I listened, absently, time and time again. But because my mind was in other places, rather than sitting and listening to him, I can't tell you what actually happened. I will be sure to ask my cousin when I see him at the funeral. I regret not having listened to that old war story when I had the chance.
How many times will that regret have to fall upon me in my life. If only, I should have, I could have...I know, I'm only human. I'm not beating myself up, just wishing I could change it and I know I can't. Hind sight is so perfectly clear...Damn it!
Now You Know
So now you know how I have come to write a lens called "What Touches Your Heart"...I did not realize this lens coming at all. I was actually surprised when this title wasn't taken already, as so many seemingly good ones are on Squidoo. This must be what automatic writing feels like, because like a fountain on full blast, words, like water, are just pouring out of me. I guess I write best when I'm feeling a bit broken.
What Touches Your Heart?
Here are some things that touch mine.
My grandson's smile touches my heart.
I think puppies smell like shredded wheat cereal and that smell touches my heart. And so does their softness.

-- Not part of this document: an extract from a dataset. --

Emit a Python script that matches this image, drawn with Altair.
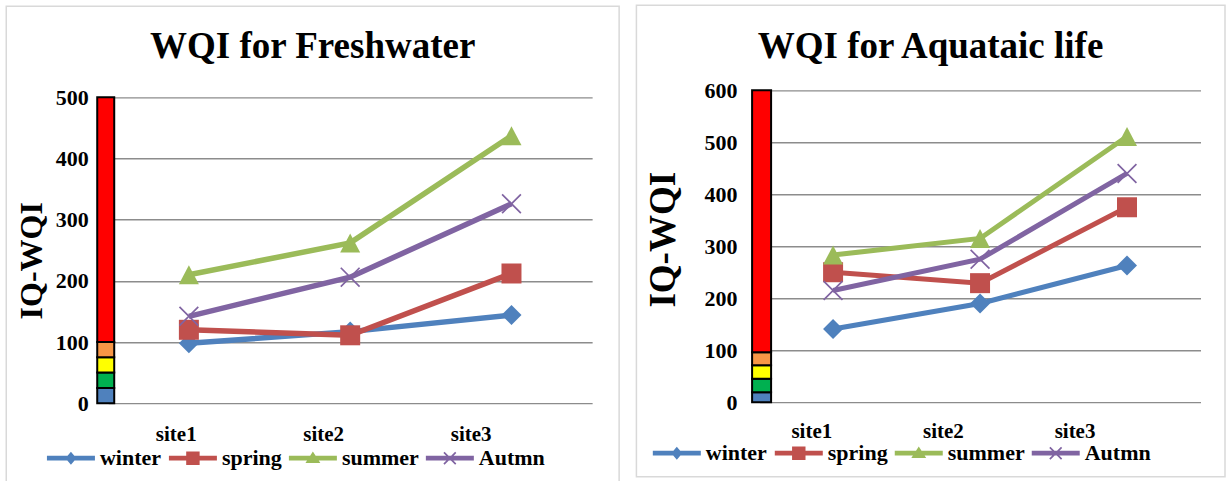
import altair as alt
import pandas as pd

# ---------------- data ----------------
sites = ["site1", "site2", "site3"]
seasons = ["winter", "spring", "summer", "Autmn"]
season_colors = ["#4F81BD", "#C0504D", "#9BBB59", "#8064A2"]

titles = ["WQI for Freshwater", "WQI for Aquataic life"]
y_title = "IQ-WQI"

fresh_winter = [98, 117, 144]
fresh_spring = [120, 111, 212]
fresh_summer = [210, 262, 437]
fresh_autmn = [142, 206, 326]

aqua_winter = [141, 190, 263]
aqua_spring = [250, 229, 375]
aqua_summer = [283, 315, 511]
aqua_autmn = [215, 275, 440]

fresh_ticks = [0, 100, 200, 300, 400, 500]
aqua_ticks = [0, 100, 200, 300, 400, 500, 600]

class_colors = ["#4F81BD", "#00B050", "#FFFF00", "#F79646", "#FF0000"]
fresh_class_bounds = [0, 25, 50, 75, 100, 500]
aqua_class_bounds = [0, 19, 45, 71, 96, 600]

# ---------------- styles ----------------
FONT = "Liberation Serif"

marker_paths = [
    "M0,-1L1,0L0,1L-1,0Z",
    "M-1,-1H1V1H-1Z",
    "M0,-0.95L1,0.95L-1,0.95Z",
    "M-1,-0.88L-0.88,-1L1,0.88L0.88,1Z M0.88,-1L1,-0.88L-0.88,1L-1,0.88Z",
]
BAR = "M-1,-0.1H1V0.1H-1Z "
legend_paths = [
    BAR + "M0,-0.27L0.23,0L0,0.27L-0.23,0Z",
    BAR + "M-0.28,-0.28H0.28V0.28H-0.28Z",
    BAR + "M0,-0.28L0.31,0.2L-0.31,0.2Z",
    BAR + "M-0.27,-0.22L-0.22,-0.27L0.27,0.22L0.22,0.27Z M0.22,-0.27L0.27,-0.22L-0.22,0.27L-0.27,0.22Z",
]


def long_table(series):
    rows = []
    for s_i, (name, vals) in enumerate(zip(seasons, series)):
        for site, v in zip(sites, vals):
            rows.append({"site": site, "season": name, "value": v,
                         "color": season_colors[s_i], "marker": marker_paths[s_i]})
    return pd.DataFrame(rows)


def panel(title, series, ticks, ymax, bounds, L):
    W, H = L["W"], L["H"]
    yscale = alt.Scale(domain=[0, ymax], nice=False, zero=True)
    yaxis = alt.Axis(
        values=ticks, grid=True, gridColor="#8c8c8c", gridWidth=1.3,
        domain=False, ticks=False, labelFlush=False,
        labelFont=FONT, labelFontWeight="bold", labelFontSize=22, labelColor="black",
        labelPadding=L["lp"],
        title=y_title, titleFont=FONT, titleFontWeight="bold", titleFontSize=L["yts"],
        titleColor="black", titleX=L["ytx"], titleY=L["yty"], titleAngle=270,
        titleAlign="center", titleBaseline="middle",
    )
    df = long_table(series)
    xsc = alt.Scale(type="point", domain=sites, padding=0.5)

    frame = alt.Chart(pd.DataFrame({"k": [0]})).mark_rect(
        filled=False, stroke="#d9d9d9", strokeWidth=1.5
    ).encode(x=alt.value(L["fx0"]), x2=alt.value(L["fx1"]),
             y=alt.value(L["fy0"]), y2=alt.value(L["fy1"]))

    cls = pd.DataFrame({"lo": bounds[:-1], "hi": bounds[1:], "col": class_colors})
    bar = alt.Chart(cls).mark_rect(stroke="black", strokeWidth=2).encode(
        x=alt.value(L["bx0"]), x2=alt.value(L["bx1"]),
        y=alt.Y("lo:Q", scale=yscale, axis=yaxis), y2="hi:Q",
        color=alt.Color("col:N", scale=None),
    )

    lines = alt.Chart(df).mark_line(strokeWidth=L["lw"]).encode(
        x=alt.X("site:N", scale=xsc, axis=None, sort=sites),
        y=alt.Y("value:Q", scale=yscale, axis=yaxis),
        color=alt.Color("color:N", scale=None),
        detail="season:N",
    )
    points = alt.Chart(df).mark_point(filled=True, opacity=1, size=400, strokeWidth=0).encode(
        x=alt.X("site:N", scale=xsc, axis=None, sort=sites),
        y=alt.Y("value:Q", scale=yscale, axis=yaxis),
        color=alt.Color("color:N", scale=None),
        shape=alt.Shape("marker:N", scale=None),
    )

    labels = alt.Chart(pd.DataFrame({"site": sites, "idx": [1, 2, 3]})).mark_text(
        font=FONT, fontWeight="bold", fontSize=21, baseline="alphabetic", align="center", color="black"
    ).encode(
        x=alt.X("idx:Q", scale=alt.Scale(domain=L["lab_dom"], nice=False, zero=False), axis=None),
        y=alt.value(L["lab_y"]),
        text="site:N",
    )

    ttl = alt.Chart(pd.DataFrame({"t": [title]})).mark_text(
        font=FONT, fontWeight="bold", fontSize=37, baseline="alphabetic", align="center", color="black"
    ).encode(x=alt.value(L["tx"]), y=alt.value(L["ty"]), text="t:N")

    leg = alt.Legend(
        title=None, orient="none", legendX=L["lgx"], legendY=L["lgy"], direction="horizontal",
        symbolSize=2304, symbolStrokeWidth=0, symbolOpacity=1,
        labelFont=FONT, labelFontSize=22, labelFontWeight="bold", labelColor="black",
        labelOffset=5, columnPadding=7, padding=0,
    )
    legend_layer = alt.Chart(pd.DataFrame({"season": seasons})).transform_filter("false").mark_point(
        filled=True, opacity=1, strokeWidth=0
    ).encode(
        color=alt.Color("season:N", scale=alt.Scale(domain=seasons, range=season_colors), legend=leg),
        shape=alt.Shape("season:N", scale=alt.Scale(domain=seasons, range=legend_paths), legend=leg),
    )

    return alt.layer(frame, bar, lines, points, labels, ttl, legend_layer).resolve_scale(
        x="independent"
    ).properties(width=W, height=H)


left_layout = dict(
    W=484, H=313, lp=20, yts=32, ytx=-76.5, yty=170,
    fx0=-102, fx1=511, fy0=-84, fy1=396,
    bx0=-11, bx1=6, lw=5.5,
    lab_dom=[0.539, 3.820], lab_y=351,
    tx=204.5, ty=-32, lgx=-61.3, lgy=344,
)
right_layout = dict(
    W=441, H=312, lp=22.5, yts=37, ytx=-96, yty=149,
    fx0=-123.2, fx1=465.5, fy0=-85, fy1=386.5,
    bx0=-7.5, bx1=11.5, lw=5,
    lab_dom=[0.6035, 3.9533], lab_y=348,
    tx=171, ty=-32, lgx=-106.8, lgy=339,
)

left = panel(titles[0], [fresh_winter, fresh_spring, fresh_summer, fresh_autmn],
             fresh_ticks, 511.4, fresh_class_bounds, left_layout)
right = panel(titles[1], [aqua_winter, aqua_spring, aqua_summer, aqua_autmn],
              aqua_ticks, 600, aqua_class_bounds, right_layout)

chart = alt.hconcat(left, right, spacing=167.5, bounds="flush").resolve_scale(
    x="independent", y="independent", color="independent", shape="independent"
).resolve_legend(color="independent", shape="independent").configure_view(
    strokeWidth=0
).properties(padding={"left": 5.25, "top": 4.25, "right": 0, "bottom": 0}, background="white")

chart.save("out.html", embed_options={"renderer": "svg", "actions": False})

Some white German Shepherd puppies who live in another state and are up for adoption on Echo Dogs touch my heart. They have a condition known as Megaesophogus. It's a life long condition and a serious one. I would like to adopt one of these pups, but cannot subject myself to a future of medical emergencies and expenses that will come along with owning one. My heart is still fragile from the loss of my white Shepherd who went over the Rainbow Bridge just a few weeks ago. I'm sure those still raw emotions are a big part of this lens, but I haven't been able to "go there" yet. He was my friend for over twelve years and I miss him dearly.
To move on with my list...
A new baby's cry touches my heart and the way they smell does. Baby's, like puppies, have a distinct aroma to them and it's so wonderfully comforting.
A beautiful moon touches my heart, like the blue one that visited us all the other night.
The Aurora Borealis touches my heart, and if I have a bucket list seeing those lights is absolutely on it. I love a picture I have of those lights. The Aurora is a vibrant shade of reds and I just happened to look at it earlier this evening. I had to look again and then once more. I thought it was moving even though it is a photograph. Tell me what you think, I've posted it here for you to see.
Does It Look As If It Moved When You Looked At It?
Tug, Tug, Tug
How Can You Be Sad And Joyous At The Same Time
A new lover, or an old one, both touch my heart. Even if the relationship ended badly, there is always something about love that doesn't leave and can't be destroyed.
There are other phrases for things that touch your heart. Some people call it a tug on my heart strings, and that's the only one I can think of right now, tho' I'm sure there are more. Help me out if you can, tell me the expressions you think of.
What ever else it's called, there's a joy there, even at the sad times. There's a joy there because My Heart Was Touched. It's the one feeling that makes us humans perfect. That special moment, that feeling, when all is warm and fuzzy and your heart is open to the universe and all that's good. Even when the smile is fleeting because there's a sadness behind it. Even when Uncle Mickey is gone, he will always have a home in my heart.
I didn't mention my aunt and cousins in this lens, but they were there all those times with my uncle. This lens, however, is for him and it's for me. So I'll talk about them some other time.